Research issues discussed
Overall, the research strategy needs to consider how studies can enhance the recommendations of the WHO consultation on hepatitis B and provide technical resources to include more patients for treatment who are at risk for complications. Several possible projects were discussed at the consultation:
- 1In order to determine the burden of disease with more accuracy, data should be mined from existing death registries in countries where there is good data collection and where the prevalence of hepatitis B infection is known with more certainty. In these countries, the number of cases of HCC and liver-related death may be evaluated by examining registries and death certificates.
- 2The prevalence of HBV co-infection in patients with HIV infection is variable in different regions. Surveys should determine the burden of co-infection in existing HIV programmes. This survey could be easily performed by testing representative samples of persons known to be HIV positive for HBsAg in several countries.
- 3It would be important to know the prevalence of HCV co-infection.
- 4One participant discussed a proposal for a 5-year programme to study hepatitis B prevalence, treatment and outcome in an African country. The project could be a pilot project from which this WHO consultative group could provide input and obtain data to answer questions about how to best treat and monitor HIV/HBV co-infection and HBV mono-infection. In addition, a project in Asia could be planned using a similar study design.

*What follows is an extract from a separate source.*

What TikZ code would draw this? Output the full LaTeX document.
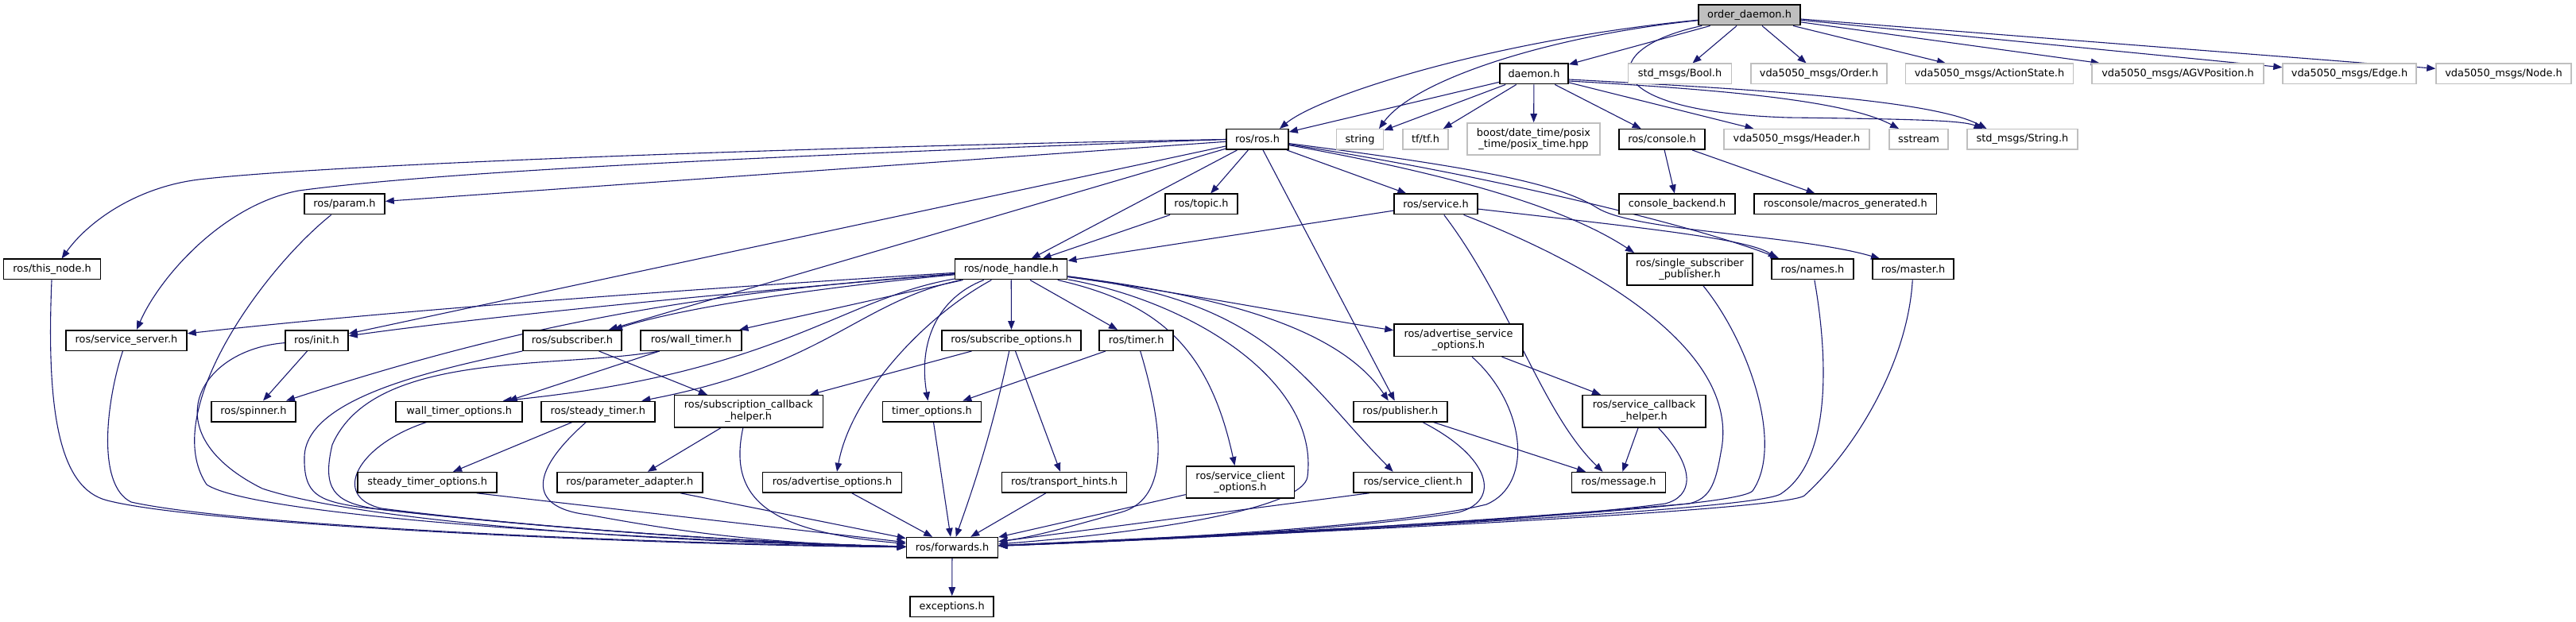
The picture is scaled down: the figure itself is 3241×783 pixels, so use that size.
\documentclass[tikz,border=0pt]{standalone}
\usepackage{fontspec}
\setmainfont{DejaVu Sans}
\usetikzlibrary{arrows.meta}
\definecolor{edgeblue}{HTML}{191970}
\definecolor{boxgray}{HTML}{BFBFBF}
\newcommand{\nodefnt}{\fontsize{12.9pt}{14.5pt}\selectfont}
\pgfdeclarelayer{edgelayer}
\pgfsetlayers{edgelayer,main}
\tikzset{
  nbox/.style={draw=black, line width=1.5pt, fill=white, inner sep=0pt, minimum height=25.5pt, font=\nodefnt, text=black},
  ext/.style={nbox, draw=boxgray},
  two/.style={minimum height=40.3pt, align=center},
  dep/.style={draw=edgeblue, line width=1.1pt, -{Triangle[length=11pt,width=8.5pt]}},
}
\begin{document}
\begin{tikzpicture}[x=1pt,y=-1pt]
\useasboundingbox (0,0) rectangle (3241,783);
% rank 0
\node[nbox, fill=boxgray, minimum width=128pt] (O) at (2201,19) {order\_daemon.h};
% rank 1
\node[nbox, minimum width=86pt] (D) at (1930,93) {daemon.h};
\node[ext, minimum width=130pt] (bool) at (2113.5,93) {std\_msgs/Bool.h};
\node[ext, minimum width=171pt] (order) at (2288.5,93) {vda5050\_msgs/Order.h};
\node[ext, minimum width=211pt] (action) at (2503,93) {vda5050\_msgs/ActionState.h};
\node[ext, minimum width=216pt] (agv) at (2740,93) {vda5050\_msgs/AGVPosition.h};
\node[ext, minimum width=168pt] (edgeh) at (2956,93) {vda5050\_msgs/Edge.h};
\node[ext, minimum width=170pt] (nodeh) at (3150,93) {vda5050\_msgs/Node.h};
% rank 2
\node[nbox, minimum width=78pt] (ros) at (1582,175.5) {ros/ros.h};
\node[ext, minimum width=59pt] (string) at (1711,175.5) {string};
\node[ext, minimum width=57pt] (tf) at (1793.5,175.5) {tf/tf.h};
\node[ext, two, minimum width=167pt] (boost) at (1929.5,175) {boost/date\_time/posix\\\_time/posix\_time.hpp};
\node[nbox, minimum width=108pt] (console) at (2091,175.5) {ros/console.h};
\node[ext, minimum width=183pt] (header) at (2260.5,175.5) {vda5050\_msgs/Header.h};
\node[ext, minimum width=74pt] (sstream) at (2414,175.5) {sstream};
\node[ext, minimum width=139pt] (strh) at (2544.5,175.5) {std\_msgs/String.h};
% rank 3
\node[nbox, minimum width=101pt] (param) at (433.5,257) {ros/param.h};
\node[nbox, minimum width=91pt] (topic) at (1511.5,257) {ros/topic.h};
\node[nbox, minimum width=105pt] (service) at (1806.5,257) {ros/service.h};
\node[nbox, minimum width=146pt] (cback) at (2110,257) {console\_backend.h};
\node[nbox, minimum width=229.5pt] (macros) at (2321.75,257) {rosconsole/macros\_generated.h};
% rank 4
\node[nbox, minimum width=122pt] (thisnode) at (65.6,339) {ros/this\_node.h};
\node[nbox, minimum width=141pt] (nh) at (1272.2,339) {ros/node\_handle.h};
\node[nbox, two, minimum width=158pt] (ssp) at (2126,339) {ros/single\_subscriber\\\_publisher.h};
\node[nbox, minimum width=103pt] (names) at (2280.5,339) {ros/names.h};
\node[nbox, minimum width=102pt] (master) at (2407,339) {ros/master.h};
% rank 5
\node[nbox, minimum width=152pt] (ssrv) at (159,428.5) {ros/service\_server.h};
\node[nbox, minimum width=79pt] (init) at (398.5,428.5) {ros/init.h};
\node[nbox, minimum width=124pt] (sub) at (720,428.5) {ros/subscriber.h};
\node[nbox, minimum width=127pt] (wt) at (869.7,428.5) {ros/wall\_timer.h};
\node[nbox, minimum width=175pt] (so) at (1272.5,428.5) {ros/subscribe\_options.h};
\node[nbox, minimum width=93pt] (tm) at (1429.7,428.5) {ros/timer.h};
\node[nbox, two, minimum width=162pt] (aso) at (1835,428.3) {ros/advertise\_service\\\_options.h};
% rank 6
\node[nbox, minimum width=106pt] (spin) at (319,518) {ros/spinner.h};
\node[nbox, minimum width=159pt] (wto) at (577.7,518) {wall\_timer\_options.h};
\node[nbox, minimum width=143pt] (st) at (752.3,518) {ros/steady\_timer.h};
\node[nbox, two, minimum width=187pt] (sch) at (941.8,517.8) {ros/subscription\_callback\\\_helper.h};
\node[nbox, minimum width=124pt] (tmo) at (1172.5,518) {timer\_options.h};
\node[nbox, minimum width=118pt] (pub) at (1761.8,518) {ros/publisher.h};
\node[nbox, two, minimum width=155pt] (scbh) at (2068.5,517.8) {ros/service\_callback\\\_helper.h};
% rank 7
\node[nbox, minimum width=175pt] (sto) at (537.7,607.3) {steady\_timer\_options.h};
\node[nbox, minimum width=183pt] (pa) at (792.3,607.3) {ros/parameter\_adapter.h};
\node[nbox, minimum width=175pt] (ao) at (1047,607.3) {ros/advertise\_options.h};
\node[nbox, minimum width=157pt] (th) at (1339,607.3) {ros/transport\_hints.h};
\node[nbox, two, minimum width=136pt] (sco) at (1560.5,607) {ros/service\_client\\\_options.h};
\node[nbox, minimum width=149pt] (sc) at (1777.7,607.3) {ros/service\_client.h};
\node[nbox, minimum width=118pt] (msg) at (2036.5,607.3) {ros/message.h};
% rank 8, 9
\node[nbox, minimum width=115pt] (fw) at (1198,689.3) {ros/forwards.h};
\node[nbox, minimum width=105pt] (exc) at (1197.7,763.7) {exceptions.h};

\begin{pgfonlayer}{edgelayer}
% order_daemon.h
\draw[dep] (O) .. controls (1880,50) and (1660,120) .. ([xshift=28pt]ros.north);
\draw[dep] (O) .. controls (1950,45) and (1780,100) .. ([xshift=24pt]string.north);
\draw[dep] (O) -- (D);
\draw[dep] (O) -- (bool);
\draw[dep] (O) -- (order);
\draw[dep] (O) -- (action);
\draw[dep] (O) -- (agv);
\draw[dep] (O) -- (edgeh);
\draw[dep] (O) -- (nodeh);
\draw[dep] ([xshift=5pt]O.south west) .. controls (2010,60) and (2000,140) .. (2250,148) .. controls (2420,150) and (2470,152) .. ([xshift=-50pt]strh.north);
% daemon.h
\draw[dep] (D) -- (ros);
\draw[dep] (D) -- (string);
\draw[dep] (D) -- (tf);
\draw[dep] (D) -- (boost);
\draw[dep] (D) -- (console);
\draw[dep] (D) -- (header);
\draw[dep] ([yshift=-9pt]D.east) .. controls (2150,112) and (2320,125) .. ([xshift=-25pt]sstream.north);
\draw[dep] ([yshift=-7pt]D.east) .. controls (2200,112) and (2430,125) .. ([xshift=-45pt]strh.north);
% ros.h
\draw[dep] (ros.west) .. controls (1100,183) and (430,205) .. (250,226) .. controls (170,236) and (110,280) .. ([xshift=12pt]thisnode.north);
\draw[dep] (ros.west) .. controls (1000,195) and (560,215) .. (376,240) .. controls (280,258) and (200,350) .. ([xshift=13pt]ssrv.north);
\draw[dep] (ros) -- (param);
\draw[dep] (ros) -- (init);
\draw[dep] (ros) -- (sub);
\draw[dep] (ros) -- (nh);
\draw[dep] (ros) -- (topic);
\draw[dep] (ros) -- (pub);
\draw[dep] (ros) -- (service);
\draw[dep] (ros) .. controls (1800,215) and (1960,255) .. ([xshift=-70pt]ssp.north);
\draw[dep] (ros) .. controls (1900,225) and (2150,290) .. ([xshift=-42pt]names.north);
\draw[dep] (ros) .. controls (1850,210) and (1960,230) .. (2010,262) .. controls (2060,292) and (2260,295) .. ([xshift=-42pt]master.north);
% service.h
\draw[dep] (service) -- (nh);
\draw[dep] (service) .. controls (2050,285) and (2200,300) .. ([xshift=-45pt]names.north);
\draw[dep] (service) .. controls (1900,380) and (1940,520) .. ([xshift=-20pt]msg.north);
\draw[dep] (service) .. controls (1970,320) and (2195,430) .. (2165,570) .. controls (2158,612) and (2150,628) .. (2125,634) .. controls (1800,662) and (1450,680) .. (fw);
% topic.h
\draw[dep] (topic) -- (nh);
% console.h
\draw[dep] (console) -- (cback);
\draw[dep] (console) -- (macros);
% param.h
\draw[dep] (param) .. controls (330,340) and (200,520) .. (260,610) .. controls (320,650) and (800,680) .. (fw);
% this_node.h
\draw[dep] (thisnode) .. controls (58,520) and (75,615) .. (135,630) .. controls (250,660) and (800,686) .. (fw);
% service_server.h
\draw[dep] (ssrv) .. controls (135,500) and (120,610) .. (165,632) .. controls (300,662) and (800,684) .. (fw);
% init.h
\draw[dep] (init) -- (spin);
\draw[dep] (init) .. controls (250,440) and (190,545) .. (330,615) .. controls (450,655) and (800,682) .. (fw);
% subscriber.h
\draw[dep] (sub) -- (sch);
\draw[dep] (sub) .. controls (550,465) and (385,500) .. (383,575) .. controls (382,622) and (400,630) .. (450,638) .. controls (650,662) and (950,684) .. (fw);
% wall_timer.h
\draw[dep] ([xshift=-40pt]wt.south) -- ([xshift=62pt]wto.north);
\draw[dep] ([xshift=-40pt]wt.south) .. controls (700,465) and (470,440) .. (418,560) .. controls (405,615) and (420,632) .. (470,640) .. controls (650,662) and (950,684) .. (fw);
% wall_timer_options.h
\draw[dep] (wto) .. controls (450,560) and (415,625) .. (480,640) .. controls (650,662) and (950,684) .. (fw);
% steady_timer.h
\draw[dep] (st) -- (sto);
\draw[dep] ([xshift=-15pt]st.south) .. controls (660,600) and (670,640) .. (740,648) .. controls (850,668) and (950,684) .. (fw);
% steady_timer_options.h
\draw[dep] ([xshift=62pt]sto.south) -- (fw);
% subscription_callback_helper.h
\draw[dep] (sch) -- (pa);
\draw[dep] ([xshift=-7pt]sch.south) .. controls (915,630) and (970,670) .. (fw);
% parameter_adapter.h
\draw[dep] ([xshift=64pt]pa.south) -- (fw);
% advertise_options.h
\draw[dep] (ao) -- (fw);
% subscribe_options.h
\draw[dep] (so) -- (sch);
\draw[dep] (so) .. controls (1245,560) and (1215,640) .. (fw);
\draw[dep] (so) -- (th);
% timer.h
\draw[dep] (tm) -- (tmo);
\draw[dep] ([xshift=5pt]tm.south) .. controls (1470,560) and (1465,630) .. (1410,645) .. controls (1350,662) and (1300,676) .. (fw);
% timer_options.h, transport_hints.h, service_client_options.h, service_client.h
\draw[dep] (tmo) -- (fw);
\draw[dep] (th) -- (fw);
\draw[dep] (sco) -- (fw);
\draw[dep] ([xshift=-55pt]sc.south) -- (fw);
% publisher.h
\draw[dep] (pub) -- (msg);
\draw[dep] ([xshift=28pt]pub.south) .. controls (1875,575) and (1890,630) .. (1835,645) .. controls (1700,668) and (1400,682) .. (fw);
% advertise_service_options.h
\draw[dep] (aso) -- (scbh);
\draw[dep] ([xshift=17pt]aso.south) .. controls (1920,510) and (1930,610) .. (1870,635) .. controls (1750,665) and (1400,681) .. (fw);
% service_callback_helper.h
\draw[dep] (scbh) -- (msg);
\draw[dep] ([xshift=18pt]scbh.south) .. controls (2135,590) and (2130,625) .. (2095,634) .. controls (1900,660) and (1450,680) .. (fw);
% single_subscriber_publisher.h, names.h, master.h
\draw[dep] (ssp) .. controls (2200,430) and (2245,560) .. (2205,618) .. controls (2180,645) and (1500,675) .. (fw);
\draw[dep] (names) .. controls (2300,450) and (2305,580) .. (2240,622) .. controls (2200,645) and (1500,676) .. (fw);
\draw[dep] (master) .. controls (2400,460) and (2330,570) .. (2270,624) .. controls (2240,645) and (1500,677) .. (fw);
% node_handle.h
\draw[dep] (nh) .. controls (900,362) and (500,390) .. (ssrv);
\draw[dep] (nh) .. controls (900,370) and (600,400) .. (init);
\draw[dep] (nh) .. controls (900,368) and (680,400) .. ([xshift=41pt]spin.north);
\draw[dep] (nh) .. controls (1000,365) and (850,390) .. ([xshift=52pt]sub.north);
\draw[dep] (nh) -- (wt);
\draw[dep] (nh) .. controls (1060,375) and (980,470) .. ([xshift=55pt]wto.north);
\draw[dep] (nh) .. controls (1080,380) and (1040,460) .. ([xshift=55pt]st.north);
\draw[dep] (nh) .. controls (1180,375) and (1155,430) .. ([xshift=-5pt]tmo.north);
\draw[dep] (nh) .. controls (1160,400) and (1070,500) .. ([xshift=6pt]ao.north);
\draw[dep] (nh) -- (so);
\draw[dep] (nh) -- (tm);
\draw[dep] (nh) .. controls (1450,380) and (1520,430) .. ([xshift=-7pt]sco.north);
\draw[dep] (nh) .. controls (1500,370) and (1650,400) .. (aso);
\draw[dep] (nh) .. controls (1560,375) and (1690,420) .. ([xshift=-15pt]pub.north);
\draw[dep] (nh) .. controls (1600,380) and (1640,480) .. ([xshift=-25pt]sc.north);
\draw[dep] (nh) .. controls (1500,380) and (1660,480) .. (1645,600) .. controls (1640,640) and (1450,670) .. (fw);
% forwards.h
\draw[dep] (fw) -- (exc);
\end{pgfonlayer}
\end{tikzpicture}
\end{document}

Such projects should examine disease burden by evaluating effectiveness of screening programmes, and establishing the infrastructure to collect data on liver-related mortality including HCC. Infrastructure for testing, monitoring and evaluating patients should also be established together with effectiveness of treatment to improve outcomes.
- 5Participants at the consultation reached the consensus that a thorough methodological evaluation needs to be preceded by a systematic review of best practices for surveillance of hepatitis B outcomes.
- 6Population-based monitoring for HBV resistance should be performed in same settings where monitoring for HIV resistance is performed.
- 7Other proposals regarding HBV DNA testing were to:
- a.Encourage the development of inexpensive tests for HBV DNA that can readily be performed in clinic laboratories under field conditions; for example, DNA hybridization assays with a cutoff of >2000 IU/ml (10 000 genomic copies/ml) to better determine who with HBV mono-infection would be candidates for antiviral therapy.
- b.Encourage the use of dried blood spot testing for HBsAg and HBV DNA for prevalence and diagnostic studies.
- c.Support the creation of quality control panels for measuring HBV DNA concentrations.
- d.Support the development of inexpensive surrogate tests for fibrosis that might be used to determine candidates for treatment that could replace liver biopsy.
Funding: This work was supported by the Department of Immunization, Vaccines and Biologicals of the WHO and the United States Centers for Disease Control and Prevention.
Competing interests: None to declare.